The Planetary Habitability Laboratory lists several "obscure" examples of classification, as well as more scientific examples. Of the more scientific examples, the suggestions include using mass as a classification scheme (Stern and Levison, 2002) or the abundance of elements more important for life (Lineweaver and Robles, 2006). Stern and Levison further argue, according to PHL, that "any classification should be physically based, determinable on easily observed characteristics, quantitative, uniquely, robust to new discoveries, and be based of the fewest possible criteria."
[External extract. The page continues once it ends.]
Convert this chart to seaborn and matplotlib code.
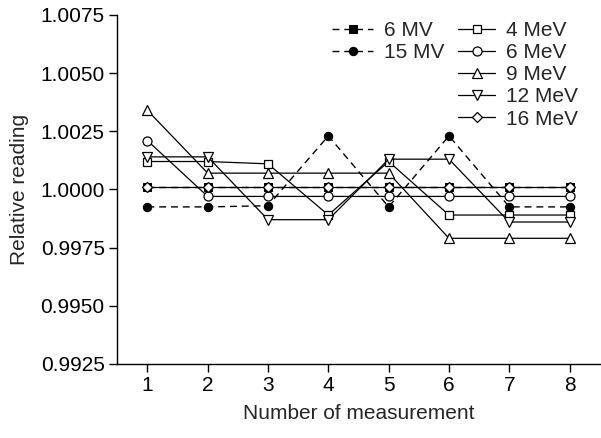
import numpy as np
import pandas as pd
import matplotlib
matplotlib.use("Agg")
import matplotlib.pyplot as plt
import seaborn as sns

# data
measurement = [1, 2, 3, 4, 5, 6, 7, 8]
mv6 = [1.0001, 1.0001, 1.0001, 1.0001, 1.0001, 1.0001, 1.0001, 1.0001]
mv15 = [0.99925, 0.99925, 0.99930, 1.0023, 0.99925, 1.0023, 0.99925, 0.99925]
mev4 = [1.0012, 1.0012, 1.0011, 0.9989, 1.0012, 0.9989, 0.9989, 0.9989]
mev6 = [1.0021, 0.9997, 0.9997, 0.9997, 0.9997, 0.9997, 0.9997, 0.9997]
mev9 = [1.0034, 1.0007, 1.0007, 1.0007, 1.0007, 0.9979, 0.9979, 0.9979]
mev12 = [1.0014, 1.0014, 0.9987, 0.9987, 1.0013, 1.0013, 0.9986, 0.9986]
mev16 = [1.0001, 1.0001, 1.0001, 1.0001, 1.0001, 1.0001, 1.0001, 1.0001]

y_ticks = [0.9925, 0.9950, 0.9975, 1.0000, 1.0025, 1.0050, 1.0075]

photons = [("6 MV", mv6, "s"), ("15 MV", mv15, "o")]
electrons = [("4 MeV", mev4, "s"), ("6 MeV", mev6, "o"), ("9 MeV", mev9, "^"),
             ("12 MeV", mev12, "v"), ("16 MeV", mev16, "D")]

sns.set_style("ticks")
plt.rcParams['font.family'] = ['Liberation Sans', 'DejaVu Sans']
plt.rcParams['font.size'] = 15

fig = plt.figure(figsize=(6.01, 4.38), dpi=100)
ax = fig.add_axes([0.195, 0.169, 0.803, 0.797])

h_ph = []
for name, vals, m in photons:
    sns.lineplot(x=measurement, y=vals, ax=ax, color="black", lw=1.0,
                 marker=m, markersize=6 if m == "o" else 5.5,
                 markerfacecolor="black", markeredgecolor="black",
                 dashes=(5, 3.5), label=name, legend=False)
    h_ph.append(ax.lines[-1])

h_el = []
for name, vals, m in electrons:
    ms = {"s": 5.5, "o": 6.5, "^": 6.5, "v": 6.5, "D": 5.5}[m]
    sns.lineplot(x=measurement, y=vals, ax=ax, color="black", lw=0.9,
                 marker=m, markersize=ms, markerfacecolor="white",
                 markeredgecolor="black", markeredgewidth=0.9,
                 label=name, legend=False)
    h_el.append(ax.lines[-1])

ax.set_xlim(0.5, 8.5)
ax.set_ylim(0.9925, 1.0075)
ax.set_xticks(measurement)
ax.set_yticks(y_ticks)
ax.set_yticklabels([f"{t:.4f}" for t in y_ticks])
ax.set_xlabel("Number of measurement", fontsize=15, labelpad=6)
ax.set_ylabel("Relative reading", fontsize=15, labelpad=8)
ax.tick_params(direction="out", length=6, width=1, colors="black",
               labelsize=15, pad=3)
for s in ["left", "bottom"]:
    ax.spines[s].set_color("black")
    ax.spines[s].set_linewidth(1.0)
sns.despine(ax=ax)

# two separate legend blocks, photons left and electrons right
fig.legend(h_ph, [p[0] for p in photons], loc="upper left",
           bbox_to_anchor=(0.552, 0.952), bbox_transform=fig.transFigure,
           frameon=False, fontsize=15, borderpad=0, borderaxespad=0,
           handlelength=2.0, handletextpad=0.5, labelspacing=0.15)
fig.legend(h_el, [e[0] for e in electrons], loc="upper left",
           bbox_to_anchor=(0.762, 0.952), bbox_transform=fig.transFigure,
           frameon=False, fontsize=15, borderpad=0, borderaxespad=0,
           handlelength=1.8, handletextpad=0.5, labelspacing=0.15)

fig.savefig("out.png", dpi=100)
PHL also has a proposed classification scheme that uses mass as a basis — a metric that can be obtained with today's telescopic observations. Mass can be estimated based on radial velocity measurements obtained by instruments such as the HARPS (High Accuracy Radial velocity Planet Searcher) spectrograph at the European Southern Observatory's La Silla 3.6m telescope. Simply put, this method measures the "tug" a planet exerts as it goes around its parent star, providing an estimate of the mass.

The PHL's proposed classification list is as follows:

Minor planets, moons and comets

• Less than 0.00001 Earth masses = asteroidan
• 0.00001 to 0.1 Earth masses = mercurian

Terrestrial planets (rocky composition)

• 0.1-0.5 Earth masses = subterran
• 0.5-2 Earth masses = terran (Earths)
• 2-10 Earth masses = superterran (super-Earths)

Gas giant planets

• 10-50 Earth masses = Neptunian (Neptunes)
• 50-5000 Earth masses = Jovian (Jupiters)

Additional resources

• IAU: Pluto and the Solar System
• PHL: Exoplanet Mass Classification (EMC)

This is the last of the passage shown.